▶ What the task requires
Return the listing below verbatim. Pictures do not belong in the copy.
┌─ Material
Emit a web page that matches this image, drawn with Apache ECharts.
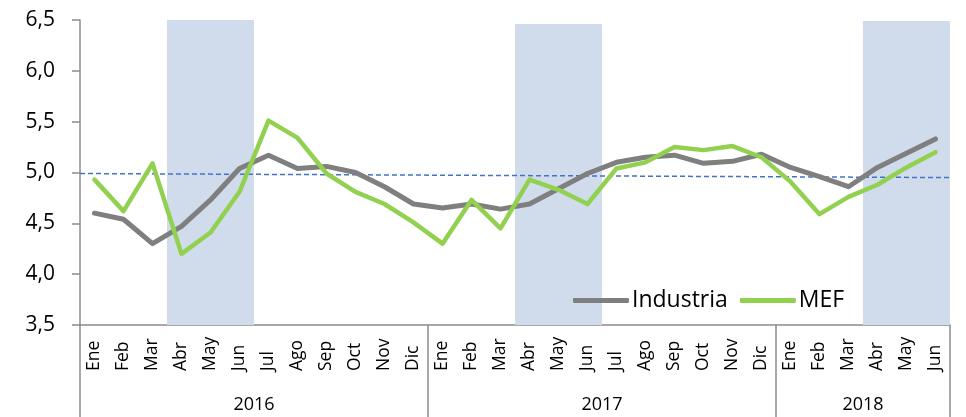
<!DOCTYPE html>
<html>
<head>
<meta charset="utf-8">
<script src="https://cdn.jsdelivr.net/npm/echarts@6/dist/echarts.min.js"></script>
<style>
  html, body { margin: 0; padding: 0; background: #fff; }
  #chart { width: 966px; height: 417px; }
</style>
</head>
<body>
<div id="chart"></div>
<script>
// meses (categorias del eje)
var meses = ['Ene','Feb','Mar','Abr','May','Jun','Jul','Ago','Sep','Oct','Nov','Dic',
             'Ene','Feb','Mar','Abr','May','Jun','Jul','Ago','Sep','Oct','Nov','Dic',
             'Ene','Feb','Mar','Abr','May','Jun'];
var anios = ['2016', '2017', '2018'];
var mesesPorAnio = [12, 12, 6];

var industria = [4.60, 4.54, 4.30, 4.47, 4.73, 5.04, 5.17, 5.04, 5.06, 5.00, 4.86, 4.69,
                 4.65, 4.69, 4.64, 4.69, 4.84, 4.99, 5.10, 5.15, 5.17, 5.09, 5.11, 5.18,
                 5.05, 4.96, 4.86, 5.05, 5.19, 5.33];
var mef = [4.93, 4.62, 5.09, 4.20, 4.41, 4.81, 5.51, 5.34, 4.99, 4.81, 4.69, 4.51,
           4.30, 4.73, 4.45, 4.93, 4.83, 4.69, 5.04, 5.10, 5.25, 5.22, 5.26, 5.15,
           4.91, 4.59, 4.76, 4.88, 5.05, 5.20];

// linea de tendencia (inicio, fin)
var tendencia = [4.99, 4.95];
// trimestres sombreados: [mes inicio, mes fin) por indice
var sombras = [[3, 6], [15, 18], [27, 30]];
var sombraTope = [6.5, 6.46, 6.49];

var yTicks = [3.5, 6.5, 0.5]; // min, max, intervalo

var colores = {
  gris: '#7f7f7f',
  verde: '#92d050',
  banda: '#d0dcec',
  guion: '#4472c4',
  eje: '#8c8c8c',
  texto: '#000'
};

// posiciones de los separadores y etiquetas de anio
var cortes = [0], medios = [], acum = 0;
for (var i = 0; i < mesesPorAnio.length; i++) {
  medios.push(acum + mesesPorAnio[i] / 2);
  acum += mesesPorAnio[i];
  cortes.push(acum);
}

var chart = echarts.init(document.getElementById('chart'));
chart.setOption({
  animation: false,
  textStyle: { fontFamily: 'Open Sans' },
  grid: { left: 80, right: 16, top: 20, bottom: 92, outerBoundsMode: 'none' },
  legend: {
    left: 568, top: 284,
    data: ['Industria', 'MEF'],
    icon: 'roundRect',
    itemWidth: 56, itemHeight: 5, itemGap: 12,
    textStyle: { fontSize: 23, color: colores.texto, fontFamily: 'Open Sans', padding: [0, 0, 0, -2] }
  },
  xAxis: [
    {
      type: 'category',
      data: meses,
      position: 'bottom',
      axisLine: { lineStyle: { color: colores.eje, width: 1.5 } },
      axisTick: { show: false },
      axisLabel: {
        interval: 0, rotate: 90, align: 'left', verticalAlign: 'middle',
        margin: 46, fontSize: 17.5, color: colores.texto
      },
      splitLine: { show: false }
    },
    {
      type: 'value',
      min: 0, max: acum,
      position: 'bottom',
      axisLine: { show: false },
      axisTick: {
        show: true, customValues: cortes, length: 92,
        lineStyle: { color: colores.eje, width: 1.5 }
      },
      axisLabel: {
        customValues: medios, margin: 71, fontSize: 18, color: colores.texto,
        formatter: function (v) { return anios[medios.indexOf(v)]; }
      },
      splitLine: { show: false }
    }
  ],
  yAxis: {
    type: 'value',
    min: yTicks[0], max: yTicks[1], interval: yTicks[2],
    axisLine: { show: true, lineStyle: { color: colores.eje, width: 1.5 } },
    axisTick: { show: true, inside: false, length: 8, lineStyle: { color: colores.eje, width: 1.5 } },
    axisLabel: {
      margin: 25, fontSize: 21, color: colores.texto,
      formatter: function (v) { return v.toFixed(1).replace('.', ','); }
    },
    splitLine: { show: false }
  },
  series: [
    {
      // bandas + tendencia
      name: 'tendencia',
      type: 'line',
      xAxisIndex: 1,
      data: [[0, tendencia[0]], [acum, tendencia[1]]],
      symbol: 'none',
      silent: true,
      z: 1,
      lineStyle: { color: colores.guion, width: 1.5, type: [5, 3] },
      markArea: {
        silent: true,
        itemStyle: { color: colores.banda },
        data: sombras.map(function (s, k) {
          return [{ xAxis: s[0], yAxis: yTicks[0] }, { xAxis: s[1], yAxis: sombraTope[k] }];
        })
      }
    },
    {
      name: 'Industria',
      type: 'line',
      data: industria,
      symbol: 'none',
      z: 3,
      itemStyle: { color: colores.gris },
      lineStyle: { color: colores.gris, width: 5, cap: 'round', join: 'round' }
    },
    {
      name: 'MEF',
      type: 'line',
      data: mef,
      symbol: 'none',
      z: 4,
      itemStyle: { color: colores.verde },
      lineStyle: { color: colores.verde, width: 4.5, cap: 'round', join: 'round' }
    }
  ]
});
</script>
</body>
</html>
└─
▶ Written solution
Emit a web page that matches this image, drawn with Apache ECharts.
<!DOCTYPE html>
<html>
<head>
<meta charset="utf-8">
<script src="https://cdn.jsdelivr.net/npm/echarts@6/dist/echarts.min.js"></script>
<style>
  html, body { margin: 0; padding: 0; background: #fff; }
  #chart { width: 966px; height: 417px; }
</style>
</head>
<body>
<div id="chart"></div>
<script>
// meses (categorias del eje)
var meses = ['Ene','Feb','Mar','Abr','May','Jun','Jul','Ago','Sep','Oct','Nov','Dic',
             'Ene','Feb','Mar','Abr','May','Jun','Jul','Ago','Sep','Oct','Nov','Dic',
             'Ene','Feb','Mar','Abr','May','Jun'];
var anios = ['2016', '2017', '2018'];
var mesesPorAnio = [12, 12, 6];

var industria = [4.60, 4.54, 4.30, 4.47, 4.73, 5.04, 5.17, 5.04, 5.06, 5.00, 4.86, 4.69,
                 4.65, 4.69, 4.64, 4.69, 4.84, 4.99, 5.10, 5.15, 5.17, 5.09, 5.11, 5.18,
                 5.05, 4.96, 4.86, 5.05, 5.19, 5.33];
var mef = [4.93, 4.62, 5.09, 4.20, 4.41, 4.81, 5.51, 5.34, 4.99, 4.81, 4.69, 4.51,
           4.30, 4.73, 4.45, 4.93, 4.83, 4.69, 5.04, 5.10, 5.25, 5.22, 5.26, 5.15,
           4.91, 4.59, 4.76, 4.88, 5.05, 5.20];

// linea de tendencia (inicio, fin)
var tendencia = [4.99, 4.95];
// trimestres sombreados: [mes inicio, mes fin) por indice
var sombras = [[3, 6], [15, 18], [27, 30]];
var sombraTope = [6.5, 6.46, 6.49];

var yTicks = [3.5, 6.5, 0.5]; // min, max, intervalo

var colores = {
  gris: '#7f7f7f',
  verde: '#92d050',
  banda: '#d0dcec',
  guion: '#4472c4',
  eje: '#8c8c8c',
  texto: '#000'
};

// posiciones de los separadores y etiquetas de anio
var cortes = [0], medios = [], acum = 0;
for (var i = 0; i < mesesPorAnio.length; i++) {
  medios.push(acum + mesesPorAnio[i] / 2);
  acum += mesesPorAnio[i];
  cortes.push(acum);
}

var chart = echarts.init(document.getElementById('chart'));
chart.setOption({
  animation: false,
  textStyle: { fontFamily: 'Open Sans' },
  grid: { left: 80, right: 16, top: 20, bottom: 92, outerBoundsMode: 'none' },
  legend: {
    left: 568, top: 284,
    data: ['Industria', 'MEF'],
    icon: 'roundRect',
    itemWidth: 56, itemHeight: 5, itemGap: 12,
    textStyle: { fontSize: 23, color: colores.texto, fontFamily: 'Open Sans', padding: [0, 0, 0, -2] }
  },
  xAxis: [
    {
      type: 'category',
      data: meses,
      position: 'bottom',
      axisLine: { lineStyle: { color: colores.eje, width: 1.5 } },
      axisTick: { show: false },
      axisLabel: {
        interval: 0, rotate: 90, align: 'left', verticalAlign: 'middle',
        margin: 46, fontSize: 17.5, color: colores.texto
      },
      splitLine: { show: false }
    },
    {
      type: 'value',
      min: 0, max: acum,
      position: 'bottom',
      axisLine: { show: false },
      axisTick: {
        show: true, customValues: cortes, length: 92,
        lineStyle: { color: colores.eje, width: 1.5 }
      },
      axisLabel: {
        customValues: medios, margin: 71, fontSize: 18, color: colores.texto,
        formatter: function (v) { return anios[medios.indexOf(v)]; }
      },
      splitLine: { show: false }
    }
  ],
  yAxis: {
    type: 'value',
    min: yTicks[0], max: yTicks[1], interval: yTicks[2],
    axisLine: { show: true, lineStyle: { color: colores.eje, width: 1.5 } },
    axisTick: { show: true, inside: false, length: 8, lineStyle: { color: colores.eje, width: 1.5 } },
    axisLabel: {
      margin: 25, fontSize: 21, color: colores.texto,
      formatter: function (v) { return v.toFixed(1).replace('.', ','); }
    },
    splitLine: { show: false }
  },
  series: [
    {
      // bandas + tendencia
      name: 'tendencia',
      type: 'line',
      xAxisIndex: 1,
      data: [[0, tendencia[0]], [acum, tendencia[1]]],
      symbol: 'none',
      silent: true,
      z: 1,
      lineStyle: { color: colores.guion, width: 1.5, type: [5, 3] },
      markArea: {
        silent: true,
        itemStyle: { color: colores.banda },
        data: sombras.map(function (s, k) {
          return [{ xAxis: s[0], yAxis: yTicks[0] }, { xAxis: s[1], yAxis: sombraTope[k] }];
        })
      }
    },
    {
      name: 'Industria',
      type: 'line',
      data: industria,
      symbol: 'none',
      z: 3,
      itemStyle: { color: colores.gris },
      lineStyle: { color: colores.gris, width: 5, cap: 'round', join: 'round' }
    },
    {
      name: 'MEF',
      type: 'line',
      data: mef,
      symbol: 'none',
      z: 4,
      itemStyle: { color: colores.verde },
      lineStyle: { color: colores.verde, width: 4.5, cap: 'round', join: 'round' }
    }
  ]
});
</script>
</body>
</html>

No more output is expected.